The following Priority Weights are determined as follows:

  • Fairshare = Based upon a leveled Department Fairshare (\(\mathbf{F_{\mathrm{Dept}}}\)) starting value, and adjusted by Slurm based on monthly utilization compared to expected baseline.

  • Age = Slurm assigned value based on wait time (up to 7 day max; up to 100 jobs per group simultaneously)

  • Partition = DEAC partition values as follows: small=20; large=10; gpu=40; (all all others=10)

  • QOS = 0 for normal QOS (default), and 10 for any high QOS (only available for contributors).

  • Nice_Factor = A way to manually adjust job importance by weight of +/-2147483645 (via –nice directive). A positive value lowers priority; only admins can assign a negative value to increase priority.

The higher the overall calculated value, the higher the priority. The most complicated aspect of this calculation is called “leveled fairshare”, where Slurm takes the standard assigned integer value and levels it on a scale of 0 to 1. In the following example, we’ll use a new user example (leveld fairshare of 1). If a user submits a job via their normal QOS to the large partition, the calculation is as follows:

\[\begin{split}Priority_{\mathrm{Job}} = & ( 1 * 1000 ) + \\ & ( 0 * 3000 ) + \\ & ( 10 * 500 ) + \\ & ( 0 * 3000 ) - 0 \\ = & 1500\end{split}\]

If the user has made a contribution, and submits a job via their high QOS to the large partition, the calculation is as follows:

\[\begin{split}Priority_{\mathrm{Job}} = & ( 1 * 1000 ) + \\ & ( 0 * 3000 ) + \\ & ( 10 * 500 ) + \\ & ( 10 * 3000 ) - 0 \\ = & 4500\end{split}\]
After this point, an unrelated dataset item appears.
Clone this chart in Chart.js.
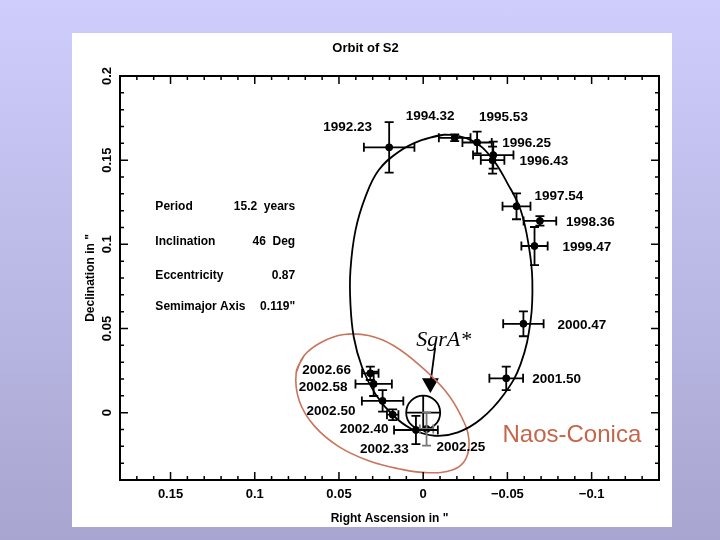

This highlights how a contributing group receives a three times increase in priority via their high QOS from the same starting point for a job submission.

If a non-contributing user has waited 7 days for their job to start (the maximum time factor), then their fairshare will have increased to the same priority as the high QOS:

\[\begin{split}Priority_{\mathrm{Job}} = & ( 1 * 1000 ) + \\ & ( 1 * 3000 ) + \\ & ( 10 * 500 ) + \\ & ( 0 * 3000 ) - 0 \\ = & 4500\end{split}\]

This time-based increase helps ensure a level of balance so that non-contributing users can still have jobs run after a certain amount of wait time.